The number of international passengers for the April-December period jumped 10 percent, while the number of domestic passengers rose nearly 7 percent, and as both business and leisure travel picked up for ANA. The recovery came despite a fall in travel to China, where anti-Japanese sentiment flared up over a territorial dispute in the latter half of 2012.
ANA’s summer travel offerings were made on the assumption that it would have the 787 jets and so, if the grounding goes on longer, the plans will have to be remapped.
Flight plans for February and beyond were still undecided, and the carrier won’t have a midterm plan until the 787 problems are cleared up, it said.

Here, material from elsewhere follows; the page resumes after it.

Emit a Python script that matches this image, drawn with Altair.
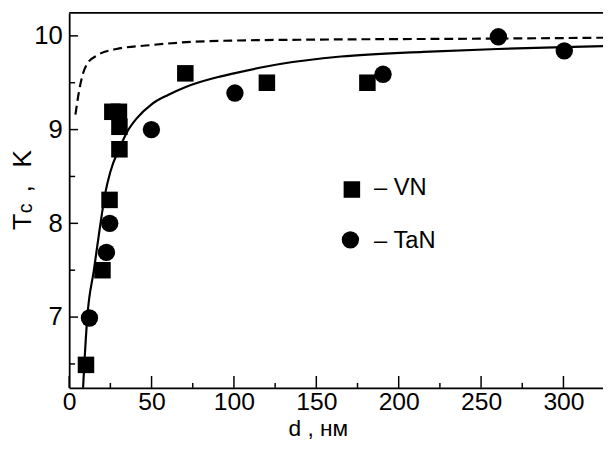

ANA hopes to fix whatever is wrong with the 787 as quickly as possible and, when services are ready to resume, hopes to give a full explanation so customers can feel the jets are safe, Tonomoto said.
Airlines have been replacing 787 batteries at a rate that’s “slightly higher” than Boeing had expected, but they were being replaced for maintenance reasons, not for safety concerns, he said.
McNerney said “good progress” is being made in finding the cause of the problems, but didn’t have a timeline for when the plane would get back in the air.
The 787 is an innovative aircraft. It is powered by electricity more than older aircraft and its body is carbon fiber, not aluminum like standard planes. Major Japanese manufacturers have supplied key parts of the jet, including the lithium-ion battery at the center of the investigation.
The battery’s manufacturer, GS Yuasa, based in Kyoto, has refused comment while the investigation is ongoing.
Still, Tonomoto had only praise for the 787, for its fuel-efficiency but also for a cabin that’s more comfortable for fliers than older aircraft.
“I think it is a fantastic plane,” he said at the Transport Ministry. “Once this incident is dealt with, it will again be assessed as a quality plane.”